Our oceans are interconnected. A problem could start in one area and affect other habitats. Many of these effects are cascading and eventually affect life on land as well. Whether it be for food to fuel our fisheries industry or simply our quality of life as we strive to adapt to the effects of climate change, we depend on our oceans- an area that we often give little thought to and even our greatest scientific minds don’t know enough about. This lack could have devastating effects on us and our planet.
What can we do?
- Advocate for ocean conservation efforts to be implemented – ‘closed mouths don’t get fed’, this famous adage rings true in these conversations as well. For there to be actual change, laws, and plans need to be implemented and the most effective way to get them is to rise and let your voice be heard. The ocean isn’t going to advocate for itself!
- Implement proper garbage disposal – as stated above, pollution is a massive threat to the ocean; to effectively mitigate this threat we must take accountability and dispose of our garbage correctly; recycling what we can and reducing our output entirely. If not, massive amounts of waste can easily make their way into the ocean harming the life that relies on it- our life.
- Improve our carbon footprint – due to our awful carbon footprint, global warming has been exacerbated to a harrowing scale, therefore we must take initiative to improve it.

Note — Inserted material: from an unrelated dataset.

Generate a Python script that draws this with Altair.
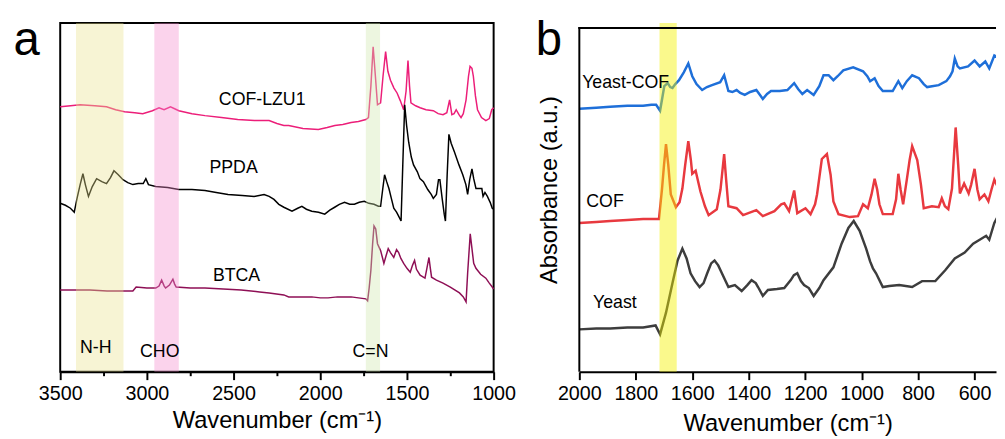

This can be done in numerous ways stretching from simple approaches such as walking, carpooling, or riding a bicycle to large-scale changes in our energy production and use. For this to happen we require active policies and incentives to drive a renewable future. So it’s even more important that we make our voices heard by calling on our politicians and corporations.
- Supporting environmental organizations – you can promote the messages of these organizations to spread awareness and keep yourself and others informed. Our voices are louder together! You can also donate so that these organizations (which tend to be underfunded) can continue their brave work.